WHAT YOU SHOULD DO: Print word for word the first line of the listing below and every line after it, through the line with "plt.rcParams['font.family'] = ['Liberation". Leave out the pictures and the rest.

COLLECTED DATA:
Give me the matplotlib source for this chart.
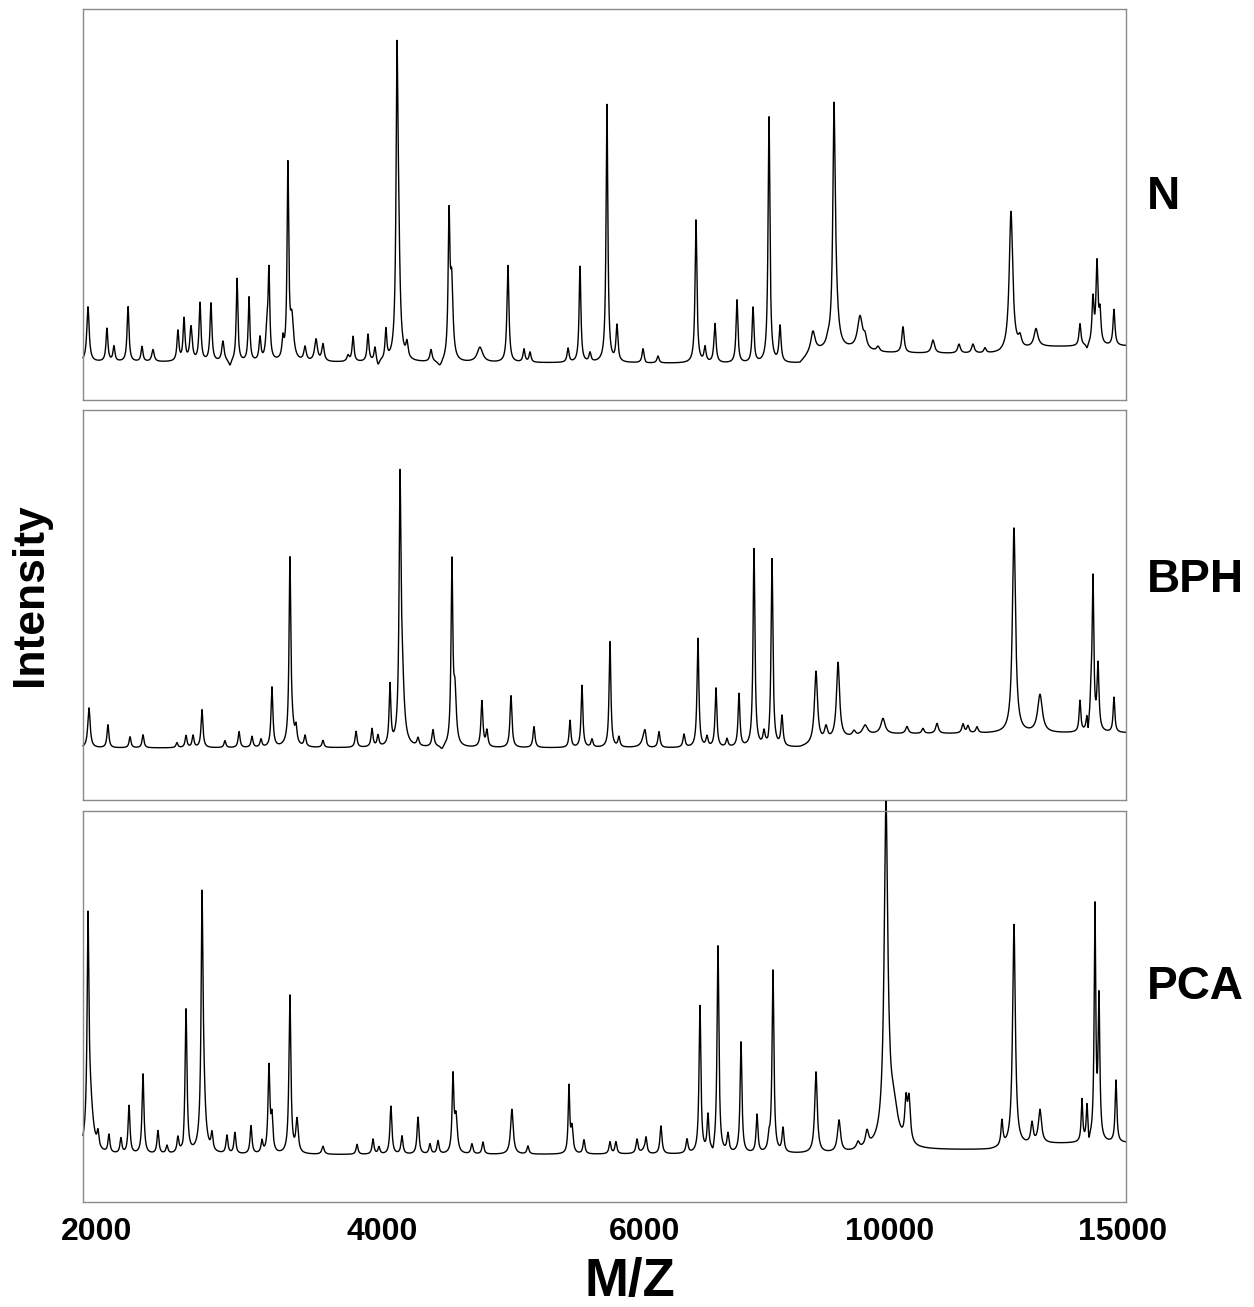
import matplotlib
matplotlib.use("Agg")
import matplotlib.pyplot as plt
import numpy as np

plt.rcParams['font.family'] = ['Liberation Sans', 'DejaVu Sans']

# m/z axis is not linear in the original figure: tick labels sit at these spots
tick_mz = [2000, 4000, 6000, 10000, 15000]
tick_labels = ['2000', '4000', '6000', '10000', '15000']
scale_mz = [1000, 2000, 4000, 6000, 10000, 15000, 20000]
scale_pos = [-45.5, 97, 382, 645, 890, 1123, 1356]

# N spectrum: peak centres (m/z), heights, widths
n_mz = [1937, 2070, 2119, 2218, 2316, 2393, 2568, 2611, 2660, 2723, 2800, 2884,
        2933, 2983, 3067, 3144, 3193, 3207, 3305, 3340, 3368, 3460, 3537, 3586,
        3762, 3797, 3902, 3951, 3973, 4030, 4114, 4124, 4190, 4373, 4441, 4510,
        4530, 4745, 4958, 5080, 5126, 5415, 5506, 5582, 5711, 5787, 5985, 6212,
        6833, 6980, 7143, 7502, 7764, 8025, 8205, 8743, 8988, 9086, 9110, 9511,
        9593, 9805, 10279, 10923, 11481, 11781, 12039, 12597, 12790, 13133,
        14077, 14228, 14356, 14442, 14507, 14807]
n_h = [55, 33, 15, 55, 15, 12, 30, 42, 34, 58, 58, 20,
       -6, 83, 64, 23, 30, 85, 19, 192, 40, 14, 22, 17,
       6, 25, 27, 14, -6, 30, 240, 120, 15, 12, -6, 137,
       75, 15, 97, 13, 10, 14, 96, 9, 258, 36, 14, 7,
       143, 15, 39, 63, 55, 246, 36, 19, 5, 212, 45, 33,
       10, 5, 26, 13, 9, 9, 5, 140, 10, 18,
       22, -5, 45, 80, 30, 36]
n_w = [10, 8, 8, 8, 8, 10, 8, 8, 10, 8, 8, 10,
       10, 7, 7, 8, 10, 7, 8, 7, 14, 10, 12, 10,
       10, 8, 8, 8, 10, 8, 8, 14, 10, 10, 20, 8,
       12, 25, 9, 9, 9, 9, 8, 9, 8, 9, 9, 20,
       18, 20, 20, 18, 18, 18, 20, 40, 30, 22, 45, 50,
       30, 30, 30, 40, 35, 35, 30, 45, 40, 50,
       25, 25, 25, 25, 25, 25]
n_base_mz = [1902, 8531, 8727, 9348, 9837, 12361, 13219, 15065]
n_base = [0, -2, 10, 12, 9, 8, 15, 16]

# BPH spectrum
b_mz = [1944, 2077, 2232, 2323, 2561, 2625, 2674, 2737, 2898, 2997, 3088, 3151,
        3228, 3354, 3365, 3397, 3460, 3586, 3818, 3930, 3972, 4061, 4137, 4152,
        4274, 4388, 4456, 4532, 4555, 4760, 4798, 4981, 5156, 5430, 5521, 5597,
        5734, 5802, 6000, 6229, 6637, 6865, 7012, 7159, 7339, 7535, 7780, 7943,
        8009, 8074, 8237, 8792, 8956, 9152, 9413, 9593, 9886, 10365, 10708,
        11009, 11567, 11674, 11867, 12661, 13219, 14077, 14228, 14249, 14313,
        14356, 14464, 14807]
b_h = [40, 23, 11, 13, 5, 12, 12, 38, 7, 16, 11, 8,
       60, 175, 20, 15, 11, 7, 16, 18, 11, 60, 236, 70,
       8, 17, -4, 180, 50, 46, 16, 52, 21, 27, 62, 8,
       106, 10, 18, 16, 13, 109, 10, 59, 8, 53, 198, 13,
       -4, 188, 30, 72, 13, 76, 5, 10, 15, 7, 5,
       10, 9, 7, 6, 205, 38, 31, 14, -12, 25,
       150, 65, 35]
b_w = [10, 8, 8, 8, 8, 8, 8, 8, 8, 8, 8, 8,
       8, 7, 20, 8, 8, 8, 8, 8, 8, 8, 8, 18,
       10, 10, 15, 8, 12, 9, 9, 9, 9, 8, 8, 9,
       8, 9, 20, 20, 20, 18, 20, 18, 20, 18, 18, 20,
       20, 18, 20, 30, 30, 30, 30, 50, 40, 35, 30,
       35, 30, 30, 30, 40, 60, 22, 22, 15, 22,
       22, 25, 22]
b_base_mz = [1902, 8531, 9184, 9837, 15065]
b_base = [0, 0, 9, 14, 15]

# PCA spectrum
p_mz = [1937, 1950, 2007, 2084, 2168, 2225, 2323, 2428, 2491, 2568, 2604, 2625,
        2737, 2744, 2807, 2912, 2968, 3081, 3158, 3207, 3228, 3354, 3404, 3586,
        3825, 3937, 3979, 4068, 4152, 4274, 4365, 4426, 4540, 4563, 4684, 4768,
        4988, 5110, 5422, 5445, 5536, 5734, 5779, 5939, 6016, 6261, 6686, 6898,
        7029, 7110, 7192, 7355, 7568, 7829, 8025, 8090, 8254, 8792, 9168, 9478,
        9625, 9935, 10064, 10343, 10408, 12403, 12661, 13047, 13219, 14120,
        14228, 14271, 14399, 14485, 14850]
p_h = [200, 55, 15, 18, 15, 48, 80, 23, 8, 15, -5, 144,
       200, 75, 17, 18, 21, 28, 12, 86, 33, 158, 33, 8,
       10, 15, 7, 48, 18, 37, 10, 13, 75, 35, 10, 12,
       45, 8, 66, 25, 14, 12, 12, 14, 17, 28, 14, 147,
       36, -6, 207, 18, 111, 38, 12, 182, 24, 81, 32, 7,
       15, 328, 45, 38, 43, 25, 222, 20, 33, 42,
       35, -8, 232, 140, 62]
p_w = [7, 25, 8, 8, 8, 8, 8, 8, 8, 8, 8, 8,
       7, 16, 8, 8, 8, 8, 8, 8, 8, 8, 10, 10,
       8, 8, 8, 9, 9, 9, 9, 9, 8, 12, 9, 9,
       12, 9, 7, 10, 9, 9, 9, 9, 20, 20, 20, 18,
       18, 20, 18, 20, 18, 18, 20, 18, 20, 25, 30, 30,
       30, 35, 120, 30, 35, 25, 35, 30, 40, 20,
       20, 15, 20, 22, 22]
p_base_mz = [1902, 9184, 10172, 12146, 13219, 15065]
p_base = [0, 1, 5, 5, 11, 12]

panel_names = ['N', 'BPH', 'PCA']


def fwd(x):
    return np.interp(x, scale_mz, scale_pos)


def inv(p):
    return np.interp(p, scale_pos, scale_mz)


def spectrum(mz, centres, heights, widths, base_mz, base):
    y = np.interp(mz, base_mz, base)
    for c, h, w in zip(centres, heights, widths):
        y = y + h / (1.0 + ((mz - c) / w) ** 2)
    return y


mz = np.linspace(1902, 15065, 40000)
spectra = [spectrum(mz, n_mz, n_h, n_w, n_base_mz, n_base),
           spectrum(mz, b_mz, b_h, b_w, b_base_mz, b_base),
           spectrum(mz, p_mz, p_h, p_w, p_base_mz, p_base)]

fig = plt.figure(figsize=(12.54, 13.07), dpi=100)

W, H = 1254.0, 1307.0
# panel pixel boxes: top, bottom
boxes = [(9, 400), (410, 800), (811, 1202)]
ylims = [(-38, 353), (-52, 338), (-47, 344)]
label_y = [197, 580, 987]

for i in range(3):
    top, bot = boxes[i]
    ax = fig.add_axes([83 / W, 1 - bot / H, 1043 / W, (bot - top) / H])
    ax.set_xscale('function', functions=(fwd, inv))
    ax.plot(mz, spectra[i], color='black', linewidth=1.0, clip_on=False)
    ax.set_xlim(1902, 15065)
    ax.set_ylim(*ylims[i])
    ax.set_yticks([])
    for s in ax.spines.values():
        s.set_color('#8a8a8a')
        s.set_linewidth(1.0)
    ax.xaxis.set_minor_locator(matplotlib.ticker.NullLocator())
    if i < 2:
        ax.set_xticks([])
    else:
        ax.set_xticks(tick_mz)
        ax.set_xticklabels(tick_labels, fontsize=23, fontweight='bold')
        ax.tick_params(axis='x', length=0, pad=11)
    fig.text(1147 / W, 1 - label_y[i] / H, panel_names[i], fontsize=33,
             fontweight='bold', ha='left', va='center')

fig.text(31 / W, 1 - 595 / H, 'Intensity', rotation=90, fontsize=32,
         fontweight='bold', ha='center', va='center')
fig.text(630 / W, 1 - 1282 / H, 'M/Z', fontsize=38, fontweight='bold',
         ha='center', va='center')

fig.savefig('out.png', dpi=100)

CORRECT OUTPUT:
Give me the matplotlib source for this chart.
import matplotlib
matplotlib.use("Agg")
import matplotlib.pyplot as plt
import numpy as np

plt.rcParams['font.family'] = ['Liberation Sans', 'DejaVu Sans']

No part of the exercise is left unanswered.